According to recent University Grants Commission (UGC) regulations, students who finish a four-year UG degree will be eligible to apply immediately for pursuing a Ph.D. degree in their selected area of study. Students would be able to enter the research environment more quickly as a result of this choice. Previously, students had to commit two years to complete a PG before pursuing a Ph.D. In the past, central universities such as the University of Delhi and JNU have abolished the MPhil degree.

‘This decision by UGC would lower the number of years spent in the higher education ecosystem,’ says RP Tiwari, vice-chancellor, Central University of Punjab, in an interview with Education Times. The required time to get a Ph.D. has also been cut from three to two years. The maximum number of years to complete a Ph.D., however, remains at six. Previously, students had to complete three years of bachelor’s degree, followed by two years of postgraduate study, before becoming eligible to pursue a doctorate. NEP 2020 also believes that graduates with a four-year bachelor’s degree should be able to apply straight to Ph.D. programs.

‘The amount of information that students would receive in a four-year UG degree would be critical in laying a strong academic foundation. This will help the students when they pursue their Ph.D. after four years. The fourth year of a bachelor’s degree is mostly devoted to research, providing students with research exposure at the undergraduate level. However, a subset of students who believe they did not have enough exposure to the research domain during their four-year UG degree should be permitted to pursue one year of PG before enrolling in the Ph.D. program,’ Tiwari argues.

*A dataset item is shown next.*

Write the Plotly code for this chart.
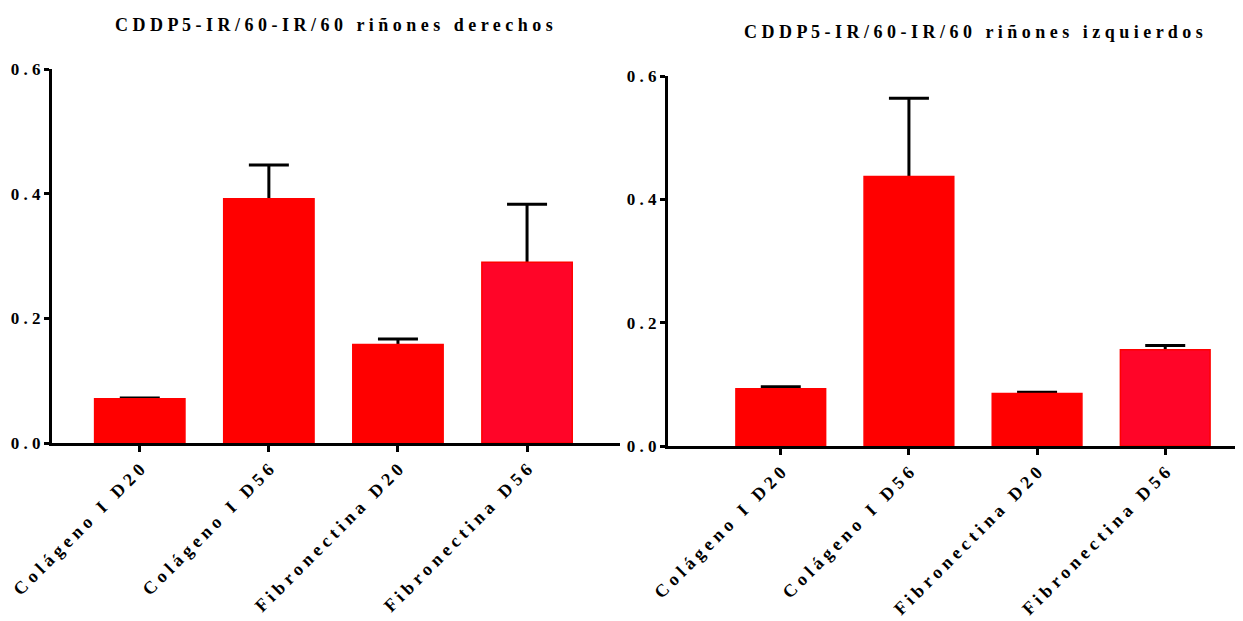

‘This system should be adaptable in order to fulfill the demands of a wide range of learners. Enrollment in PG courses will fall as a result of this move, but it will have no effect on the Gross Enrolment Ratio (GER)’, Tiwari notes. ‘The decision announced by UGC would be advantageous to Science students, who may actively enroll in research while in their early 20s,’ says Anil Joseph Pinto, registrar at Christ University in Bangalore. Students will have a better foundation if they engage in the research environment early. However, most master’s programs in fundamental and social sciences will now suffer a decrease in enrolment. According to Pinto, this sort of approach is used in the best colleges in the United States of America.